__Data for this exercise__.
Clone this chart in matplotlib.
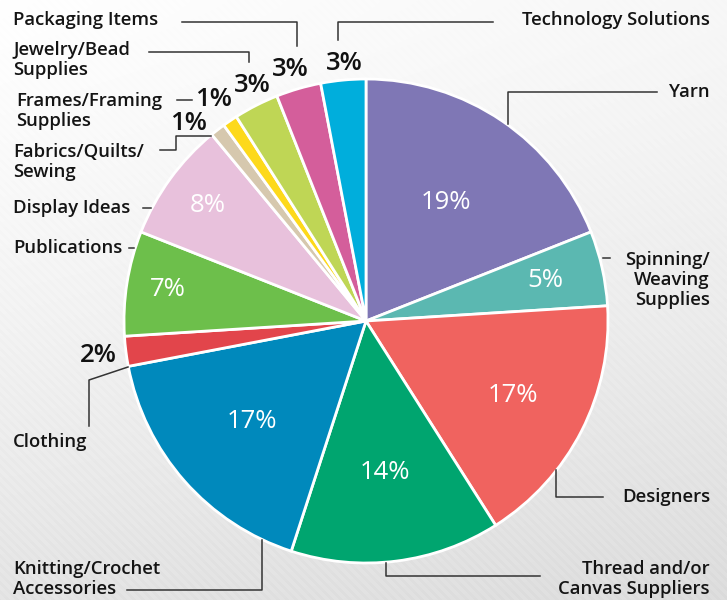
import numpy as np
import matplotlib
matplotlib.use("Agg")
import matplotlib.pyplot as plt

# data
categories = ["Yarn", "Spinning/\nWeaving\nSupplies", "Designers", "Thread and/or\nCanvas Suppliers",
              "Knitting/Crochet\nAccessories", "Clothing", "Publications", "Display Ideas",
              "Fabrics/Quilts/\nSewing", "Frames/Framing\nSupplies", "Jewelry/Bead\nSupplies",
              "Packaging Items", "Technology Solutions"]
shares = [19, 5, 17, 14, 17, 2, 7, 8, 1, 1, 3, 3, 3]
colors = ["#7f77b5", "#5bb8b1", "#f0635f", "#00a56f", "#0089bc", "#e2454b", "#6dbf4b",
          "#e8c1dc", "#d6c8ae", "#fdd91b", "#bfd655", "#d45e9b", "#00aedc"]

plt.rcParams['font.family'] = ['Open Sans', 'DejaVu Sans']

fig = plt.figure(figsize=(7.27, 6.0), dpi=100)

# background: light gradient with faint diagonal stripes
bg = fig.add_axes([0, 0, 1, 1])
yy, xx = np.mgrid[0:600, 0:727]
base = 1.0 - 0.10 * (yy / 600.0) ** 1.3 - 0.03 * (xx / 727.0)
stripes = 0.012 * (np.sin((xx - yy) * 2 * np.pi / 9.0) > 0.3)
img = np.clip(base - stripes * (yy / 600.0 + 0.2), 0, 1)
bg.imshow(np.dstack([img, img, img]), extent=[0, 727, 600, 0], aspect='auto')
bg.axis('off')

ax = fig.add_axes([0, 0, 1, 1])
ax.patch.set_alpha(0)
cx, cy, R = 366, 321, 242
wedges, _ = ax.pie(shares, colors=colors, startangle=-90, counterclock=True,
                   center=(cx, cy), radius=R,
                   wedgeprops=dict(edgecolor='white', linewidth=2))
ax.set_xlim(0, 727)
ax.set_ylim(600, 0)
ax.set_aspect('auto')
ax.axis('off')

# inner percentage labels (white)
inner_r = {0: 0.59, 1: 0.76, 2: 0.68, 3: 0.63, 4: 0.63, 6: 0.83, 7: 0.81}
for i, f in inner_r.items():
    w = wedges[i]
    a = np.deg2rad((w.theta1 + w.theta2) / 2)
    ax.text(cx + f * R * np.cos(a), cy + f * R * np.sin(a), f"{shares[i]}%",
            color='white', fontsize=18.5, ha='center', va='center', fontweight='normal')

# outer percentage labels (black)
outer_pct = {5: (98, 356), 8: (188, 123), 9: (213, 100), 10: (252, 85), 11: (290, 70), 12: (344, 63)}
for i, (x, y) in outer_pct.items():
    ax.text(x, y, f"{shares[i]}%", color='#111111', fontsize=18.5, ha='center', va='center',
            fontweight='semibold')

lab = dict(color='#141414', fontsize=13.3, fontweight='semibold', va='center', linespacing=1.15)
line = dict(color='#333333', lw=1.1)

# category labels and leader lines
ax.text(13, 20, categories[11], ha='left', **lab)
ax.plot([182, 297, 297], [22, 22, 46], **line)

ax.text(710, 20, categories[12], ha='right', **lab)
ax.plot([493, 338, 338], [22, 22, 40], **line)

ax.text(13, 60, categories[10], ha='left', **lab)
ax.plot([149, 249, 249], [52, 52, 62], **line)

ax.text(16, 111, categories[9], ha='left', **lab)
ax.plot([177, 192], [100, 100], **line)

ax.text(13, 162, categories[8], ha='left', **lab)
ax.plot([160, 176, 176, 211], [150, 150, 136, 136], **line)

ax.text(13, 208, categories[7], ha='left', **lab)
ax.plot([143, 151], [208, 208], **line)

ax.text(13, 248, categories[6], ha='left', **lab)
ax.plot([129, 134], [248, 248], **line)

ax.text(13, 442, categories[5], ha='left', **lab)
ax.plot([128, 89, 89], [367, 380, 426], **line)

ax.text(13, 579, categories[4], ha='left', **lab)
ax.plot([127, 262, 262], [590, 590, 540], **line)

ax.text(710, 579, categories[3], ha='right', multialignment='right', **lab)
ax.plot([386, 386, 540], [563, 576, 576], **line)

ax.text(710, 497, categories[2], ha='right', **lab)
ax.plot([556, 556, 603], [470, 497, 497], **line)

ax.text(710, 92, categories[0], ha='right', **lab)
ax.plot([508, 508, 657], [124, 92, 92], **line)

ax.text(710, 280, categories[1], ha='right', multialignment='right', **lab)
ax.plot([603, 610], [258, 258], **line)

fig.savefig("out.png", dpi=100)
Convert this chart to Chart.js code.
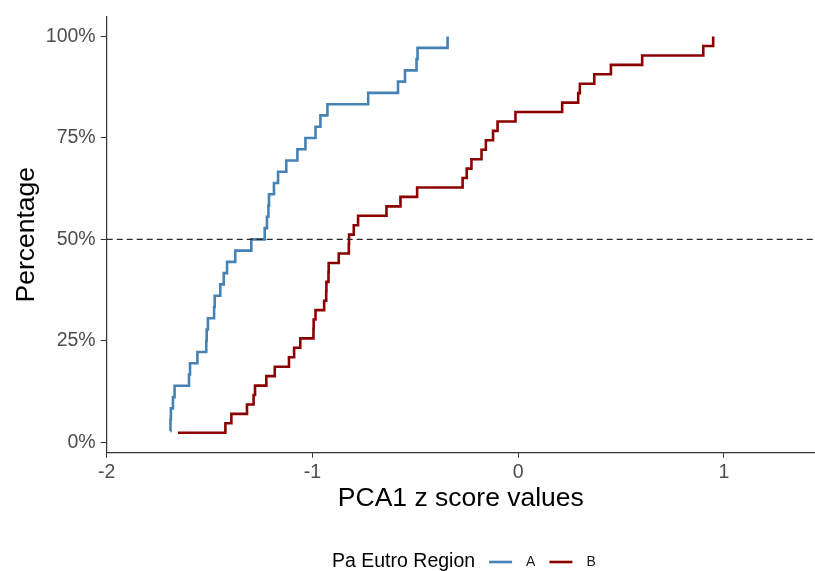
<!DOCTYPE html>
<html>
<head>
<meta charset="utf-8">
<script src="https://cdn.jsdelivr.net/npm/chart.js@4.4.1/dist/chart.umd.min.js"></script>
<style>
html,body{margin:0;padding:0;background:#fff;}
canvas{display:block;}
</style>
</head>
<body>
<canvas id="c" width="815" height="571"></canvas>
<script>
// ---- data (ECDF step points) ----
const seriesNames = ['A', 'B'];
const seriesColors = ['#4682B4', '#8B0000'];

const aX = [-1.691, -1.690, -1.688, -1.678, -1.670, -1.600, -1.595, -1.559, -1.516, -1.514,
            -1.508, -1.478, -1.475, -1.448, -1.431, -1.415, -1.375, -1.297, -1.232, -1.221,
            -1.214, -1.211, -1.187, -1.167, -1.127, -1.073, -1.034, -0.985, -0.961, -0.927,
            -0.729, -0.584, -0.550, -0.494, -0.489, -0.343];
const aPct = [2.78, 5.56, 8.33, 11.11, 13.89, 16.67, 19.44, 22.22, 25.00, 27.78,
              30.56, 33.33, 36.11, 38.89, 41.67, 44.44, 47.22, 50.00, 52.78, 55.56,
              58.33, 61.11, 63.89, 66.67, 69.44, 72.22, 75.00, 77.78, 80.56, 83.33,
              86.11, 88.89, 91.67, 94.44, 97.22, 100];

const bX = [-1.654, -1.423, -1.394, -1.318, -1.286, -1.279, -1.224, -1.183, -1.114, -1.089,
            -1.059, -0.995, -0.994, -0.985, -0.943, -0.933, -0.932, -0.922, -0.921, -0.872,
            -0.823, -0.822, -0.799, -0.778, -0.640, -0.572, -0.491, -0.270, -0.250, -0.227,
            -0.178, -0.157, -0.122, -0.100, -0.013, 0.214, 0.292, 0.300, 0.370, 0.451,
            0.603, 0.900, 0.948];
const bPct = [2.33, 4.65, 6.98, 9.30, 11.63, 13.95, 16.28, 18.60, 20.93, 23.26,
              25.58, 27.91, 30.23, 32.56, 34.88, 37.21, 39.53, 41.86, 44.19, 46.51,
              48.84, 51.16, 53.49, 55.81, 58.14, 60.47, 62.79, 65.12, 67.44, 69.77,
              72.09, 74.42, 76.74, 79.07, 81.40, 83.72, 86.05, 88.37, 90.70, 93.02,
              95.35, 97.67, 100];

const xTicks = [-2, -1, 0, 1];
const yTicks = [0, 25, 50, 75, 100];
const refPct = 50;
const xRange = [-2, 1.443];
const yRange = [-2.6, 104.9];

const xTitle = 'PCA1 z score values';
const yTitle = 'Percentage';
const legendTitle = 'Pa Eutro Region';

// ---- chart ----
const FONT = "'Liberation Sans', Arial, sans-serif";
const toPts = (xs, ys) => xs.map((x, i) => ({x: x, y: ys[i]}));

const legendPlugin = {
  id: 'ggLegend',
  afterDraw(chart) {
    const c = chart.ctx;
    c.save();
    const y = 562;
    c.textBaseline = 'middle';
    c.textAlign = 'left';
    c.font = '19.5px ' + FONT;
    c.fillStyle = '#000';
    let x = 332;
    c.fillText(legendTitle, x, y);
    x += c.measureText(legendTitle).width + 14;
    c.font = '14px ' + FONT;
    seriesNames.forEach((name, i) => {
      c.strokeStyle = seriesColors[i];
      c.lineWidth = 2.6;
      c.beginPath();
      c.moveTo(x, y);
      c.lineTo(x + 23, y);
      c.stroke();
      x += 23 + 14;
      c.fillStyle = '#1a1a1a';
      c.fillText(name, x, y);
      x += c.measureText(name).width + 14;
    });
    c.restore();
  }
};

new Chart(document.getElementById('c'), {
  type: 'scatter',
  data: {
    datasets: [
      {
        label: 'ref',
        data: [{x: xRange[0], y: refPct}, {x: xRange[1], y: refPct}],
        showLine: true,
        borderColor: '#2b2b2b',
        borderWidth: 1.3,
        borderDash: [6, 4],
        pointRadius: 0,
        fill: false
      },
      {
        label: seriesNames[0],
        data: toPts(aX, aPct),
        showLine: true,
        stepped: 'before',
        borderColor: seriesColors[0],
        borderWidth: 2.6,
        pointRadius: 0,
        fill: false
      },
      {
        label: seriesNames[1],
        data: toPts(bX, bPct),
        showLine: true,
        stepped: 'before',
        borderColor: seriesColors[1],
        borderWidth: 2.6,
        pointRadius: 0,
        fill: false
      }
    ]
  },
  options: {
    responsive: false,
    animation: false,
    devicePixelRatio: 1,
    layout: {padding: {top: 15, right: 0, bottom: 40, left: 0}},
    plugins: {legend: {display: false}, tooltip: {enabled: false}},
    scales: {
      x: {
        type: 'linear',
        min: xRange[0],
        max: xRange[1],
        afterBuildTicks: s => { s.ticks = xTicks.map(v => ({value: v})); },
        afterFit: s => { s.height = 78.3; },
        grid: {display: true, drawOnChartArea: false, drawTicks: true, tickLength: 5, color: '#333333', lineWidth: 1},
        border: {display: true, color: '#333333', width: 1.2},
        ticks: {
          color: '#4D4D4D',
          font: {family: FONT, size: 19.5},
          padding: 3,
          maxRotation: 0,
          autoSkip: false,
          callback: v => String(v)
        },
        title: {
          display: true,
          text: xTitle,
          color: '#000',
          font: {family: FONT, size: 26.5},
          padding: {top: 0, bottom: 16}
        }
      },
      y: {
        type: 'linear',
        min: yRange[0],
        max: yRange[1],
        afterBuildTicks: s => { s.ticks = yTicks.map(v => ({value: v})); },
        afterFit: s => { s.width = 106.7; },
        grid: {display: true, drawOnChartArea: false, drawTicks: true, tickLength: 6, color: '#333333', lineWidth: 1},
        border: {display: true, color: '#333333', width: 1.2},
        ticks: {
          color: '#4D4D4D',
          font: {family: FONT, size: 19.5},
          padding: 5,
          autoSkip: false,
          callback: v => v + '%'
        },
        title: {
          display: true,
          text: yTitle,
          color: '#000',
          font: {family: FONT, size: 26.5},
          padding: {top: 11, bottom: 0}
        }
      }
    }
  },
  plugins: [legendPlugin]
});
</script>
</body>
</html>
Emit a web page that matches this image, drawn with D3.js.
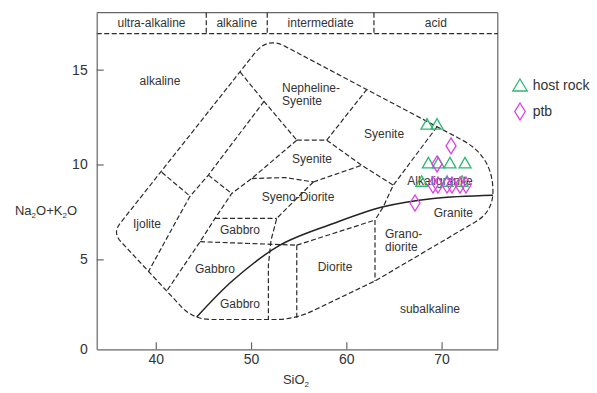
<!DOCTYPE html>
<html>
<head>
<meta charset="utf-8">
<script src="https://cdn.jsdelivr.net/npm/d3@7"></script>
<style>
  body { margin: 0; background: #fff; }
  svg { display: block; font-family: "Liberation Sans", Arial, sans-serif; }
  .field { fill: none; stroke: #2b2b2b; stroke-width: 1.2; stroke-dasharray: 5,2.5; }
  .divide { fill: none; stroke: #222; stroke-width: 1.5; }
  .frame { stroke: #666; stroke-width: 1.2; fill: none; }
  .axis path, .axis line { stroke: #666; stroke-width: 1.2; }
  .axis text { fill: #333; font-size: 14px; font-family: "Liberation Sans", Arial, sans-serif; }
  .label { fill: #333; font-size: 12px; }
</style>
</head>
<body>
<div id="chart"></div>
<script>
// ---- data: SiO2 (wt%) vs Na2O+K2O (wt%) ----
var xTicks = [40, 50, 60, 70];
var yTicks = [5, 10, 15];
var seriesNames = ["host rock", "ptb"];

var hostSiO2 = [68.47, 69.52, 68.61, 69.66, 70.88, 72.46, 67.91, 70.57, 72.15];
var hostAlk  = [12.14, 12.14, 10.10, 10.10, 10.10, 10.10, 9.13, 9.13, 9.13];

var ptbSiO2 = [70.99, 69.52, 69.10, 69.62, 70.57, 71.09, 71.93, 72.56, 67.21];
var ptbAlk  = [10.98, 10.03, 8.92, 8.92, 8.92, 8.92, 8.92, 8.92, 7.97];

// silica classes in the top strip
var bandNames = ["ultra-alkaline", "alkaline", "intermediate", "acid"];
var bandLimits = [33.8, 45.3, 51.7, 62.9, 75.9];
var bandBottom = 16.9;

// outline of all fields (corners, rounded when drawn)
var outerField = [[35.47, 6.40], [51.73, 16.72], [75.39, 10.43], [75.39, 7.52],
                  [63.01, 3.86], [54.58, 1.83], [43.93, 1.83]];

// dashed field boundaries
var fieldLines = [
  [[40.63, 9.59], [43.60, 8.33]],
  [[51.36, 13.33], [45.52, 9.44], [43.60, 8.33], [42.20, 7.07], [39.24, 4.36]],
  [[48.85, 14.88], [51.36, 13.33], [54.80, 11.28]],
  [[54.80, 11.28], [57.94, 11.28]],
  [[57.94, 11.28], [62.14, 13.95]],
  [[45.52, 9.44], [47.97, 8.47]],
  [[54.80, 11.28], [50.07, 9.26], [47.97, 8.47], [46.22, 7.16], [44.65, 5.93], [41.15, 3.33]],
  [[50.07, 9.26], [53.57, 9.31], [56.54, 9.08]],
  [[56.54, 9.08], [61.62, 9.96]],
  [[57.94, 11.28], [61.62, 9.96], [64.93, 8.91]],
  [[69.52, 11.99], [64.93, 8.91], [63.88, 7.77], [63.01, 7.07], [63.01, 3.86]],
  [[56.54, 9.08], [54.09, 7.86], [52.70, 7.16], [52.10, 6.02], [51.82, 4.70], [51.82, 1.83]],
  [[46.22, 7.16], [52.70, 7.16]],
  [[44.65, 5.93], [54.80, 5.75]],
  [[54.80, 5.75], [63.01, 7.07]],
  [[54.80, 5.75], [54.80, 1.83]]
];

// alkaline / subalkaline divide (solid)
var alkalineDivide = [[44.30, 1.96], [48.14, 3.91], [53.04, 5.75], [58.64, 6.89],
                      [63.88, 7.77], [69.13, 8.21], [75.39, 8.38]];

var fieldNames = [
  {text: ["alkaline"], x: 40.44, y: 14.40},
  {text: ["Nepheline-", "Syenite"], x: 53.25, y: 14.02, start: true},
  {text: ["Syenite"], x: 63.96, y: 11.61},
  {text: ["Syenite"], x: 56.40, y: 10.29},
  {text: ["Syeno-Diorite"], x: 54.93, y: 8.29},
  {text: ["Gabbro"], x: 48.84, y: 6.55},
  {text: ["Gabbro"], x: 46.22, y: 4.48},
  {text: ["Gabbro"], x: 48.84, y: 2.68},
  {text: ["Ijolite"], x: 39.08, y: 6.85},
  {text: ["Diorite"], x: 58.81, y: 4.61},
  {text: ["Grano-", "diorite"], x: 64.06, y: 6.37, start: true},
  {text: ["Granite"], x: 71.23, y: 7.47},
  {text: ["Alkaligranite"], x: 69.83, y: 9.13},
  {text: ["subalkaline"], x: 68.78, y: 2.42}
];

var W = 597, H = 393;

var svg = d3.select("#chart").append("svg")
    .attr("width", W)
    .attr("height", H);

var x = d3.scaleLinear().domain([bandLimits[0], bandLimits[4]]).range([96.7, 497.8]);
var y = d3.scaleLinear().domain([0.26, 18]).range([349.3, 12.7]);

// rounded polygon: straight edges, quadratic corners of radius r (px)
function roundedPath(pts, radii) {
    var p = d3.path(), n = pts.length;
    for (var i = 0; i < n; i++) {
        var prev = pts[(i - 1 + n) % n], cur = pts[i], next = pts[(i + 1) % n];
        var r = radii[i];
        var d1 = Math.hypot(prev[0] - cur[0], prev[1] - cur[1]);
        var d2 = Math.hypot(next[0] - cur[0], next[1] - cur[1]);
        var a = [cur[0] + (prev[0] - cur[0]) * r / d1, cur[1] + (prev[1] - cur[1]) * r / d1];
        var b = [cur[0] + (next[0] - cur[0]) * r / d2, cur[1] + (next[1] - cur[1]) * r / d2];
        if (i === 0) p.moveTo(a[0], a[1]); else p.lineTo(a[0], a[1]);
        p.quadraticCurveTo(cur[0], cur[1], b[0], b[1]);
    }
    p.closePath();
    return p.toString();
}

function trianglePath(w, h) {
    return "M0," + (-h / 2) + "L" + (w / 2) + "," + (h / 2) + "L" + (-w / 2) + "," + (h / 2) + "Z";
}
function diamondPath(w, h) {
    return "M0," + (-h / 2) + "L" + (w / 2) + ",0L0," + (h / 2) + "L" + (-w / 2) + ",0Z";
}

// top strip with silica classes
svg.append("line").attr("class", "frame")
    .attr("x1", x.range()[0]).attr("x2", x.range()[1])
    .attr("y1", y(18)).attr("y2", y(18));
svg.append("line").attr("class", "frame")
    .attr("x1", x.range()[1]).attr("x2", x.range()[1])
    .attr("y1", y(18)).attr("y2", y.range()[0]);
svg.append("line").attr("class", "field")
    .attr("x1", x.range()[0]).attr("x2", x.range()[1])
    .attr("y1", y(bandBottom)).attr("y2", y(bandBottom));

svg.selectAll(".band-div")
    .data(bandLimits.slice(1, 4))
    .enter().append("line")
    .attr("class", "field band-div")
    .attr("x1", d => x(d)).attr("x2", d => x(d))
    .attr("y1", y(18)).attr("y2", y(bandBottom));

svg.selectAll(".band-label")
    .data(bandNames)
    .enter().append("text")
    .attr("class", "label band-label")
    .attr("x", (d, i) => (x(bandLimits[i]) + x(bandLimits[i + 1])) / 2)
    .attr("y", (y(18) + y(bandBottom)) / 2)
    .attr("dy", "0.35em")
    .attr("text-anchor", "middle")
    .text(d => d);

// fields
var outerPx = outerField.map(d => [x(d[0]), y(d[1])]);
svg.append("path")
    .attr("class", "field")
    .attr("d", roundedPath(outerPx, [12, 20, 35, 20, 0, 20, 18]));

var line = d3.line().x(d => x(d[0])).y(d => y(d[1]));

svg.selectAll(".field-line")
    .data(fieldLines)
    .enter().append("path")
    .attr("class", "field field-line")
    .attr("d", line);

svg.append("path")
    .attr("class", "divide")
    .attr("d", line.curve(d3.curveCatmullRom)(alkalineDivide));

// field names
var names = svg.selectAll(".field-name")
    .data(fieldNames)
    .enter().append("text")
    .attr("class", "label field-name")
    .attr("text-anchor", d => d.start ? "start" : "middle")
    .attr("transform", d => "translate(" + x(d.x) + "," + y(d.y) + ")");

names.selectAll("tspan")
    .data(d => d.text)
    .enter().append("tspan")
    .attr("x", 0)
    .attr("y", (d, i) => i * 13)
    .attr("dy", "0.35em")
    .text(d => d);

// axes
var xAxis = d3.axisBottom(x).tickValues(xTicks).tickSize(-7).tickSizeOuter(0).tickPadding(5);
var yAxis = d3.axisLeft(y).tickValues(yTicks).tickSize(-7).tickSizeOuter(0).tickPadding(9);

svg.append("g")
    .attr("class", "x-axis axis")
    .attr("transform", "translate(0," + y.range()[0] + ")")
    .call(xAxis);

svg.append("g")
    .attr("class", "y-axis axis")
    .attr("transform", "translate(" + x.range()[0] + ",0)")
    .call(yAxis);

svg.selectAll(".axis text").style("font-size", "14px");

svg.append("text")
    .attr("x", x.range()[0] - 9)
    .attr("y", y.range()[0])
    .attr("dy", "0.32em")
    .attr("text-anchor", "end")
    .style("fill", "#333").style("font-size", "14px")
    .text("0");

// axis titles
var yTitle = svg.append("text")
    .attr("x", 46)
    .attr("y", 215)
    .attr("text-anchor", "middle")
    .style("fill", "#333").style("font-size", "13px");
yTitle.append("tspan").text("Na");
yTitle.append("tspan").attr("dy", 3).style("font-size", "8px").text("2");
yTitle.append("tspan").attr("dy", -3).text("O+K");
yTitle.append("tspan").attr("dy", 3).style("font-size", "8px").text("2");
yTitle.append("tspan").attr("dy", -3).text("O");

var xTitle = svg.append("text")
    .attr("x", 296)
    .attr("y", 384)
    .attr("text-anchor", "middle")
    .style("fill", "#333").style("font-size", "13px");
xTitle.append("tspan").text("SiO");
xTitle.append("tspan").attr("dy", 3).style("font-size", "8px").text("2");

// samples
var colors = {"host rock": "#2eb872", "ptb": "#de3fe2"};

var hostData = hostSiO2.map((v, i) => ({x: v, y: hostAlk[i]}));
var ptbData = ptbSiO2.map((v, i) => ({x: v, y: ptbAlk[i]}));

svg.selectAll(".host")
    .data(hostData)
    .enter().append("path")
    .attr("class", "host")
    .attr("d", trianglePath(12, 10.5))
    .attr("transform", d => "translate(" + x(d.x) + "," + y(d.y) + ")")
    .attr("fill", "none")
    .attr("stroke", colors["host rock"])
    .attr("stroke-width", 1.3);

svg.selectAll(".ptb")
    .data(ptbData)
    .enter().append("path")
    .attr("class", "ptb")
    .attr("d", diamondPath(10, 16))
    .attr("transform", d => "translate(" + x(d.x) + "," + y(d.y) + ")")
    .attr("fill", "none")
    .attr("stroke", colors["ptb"])
    .attr("stroke-width", 1.3);

// legend
var legend = svg.append("g").attr("transform", "translate(520,85)");
seriesNames.forEach((name, i) => {
    var row = legend.append("g").attr("transform", "translate(0," + (i * 26.5) + ")");
    row.append("path")
        .attr("d", i === 0 ? trianglePath(14.5, 12) : diamondPath(10.5, 17))
        .attr("fill", "none")
        .attr("stroke", colors[name])
        .attr("stroke-width", 1.3);
    row.append("text")
        .attr("x", 12.7)
        .attr("dy", "0.35em")
        .style("fill", "#333").style("font-size", "14px")
        .text(name);
});
</script>
</body>
</html>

__Do this__.
Give again, exactly, the lines from the start of the data through the one holding "import matplotlib.pyplot as plt"; omit the pictures.

__Expected output__.
Clone this chart in matplotlib.
import numpy as np
import matplotlib
matplotlib.use("Agg")
import matplotlib.pyplot as plt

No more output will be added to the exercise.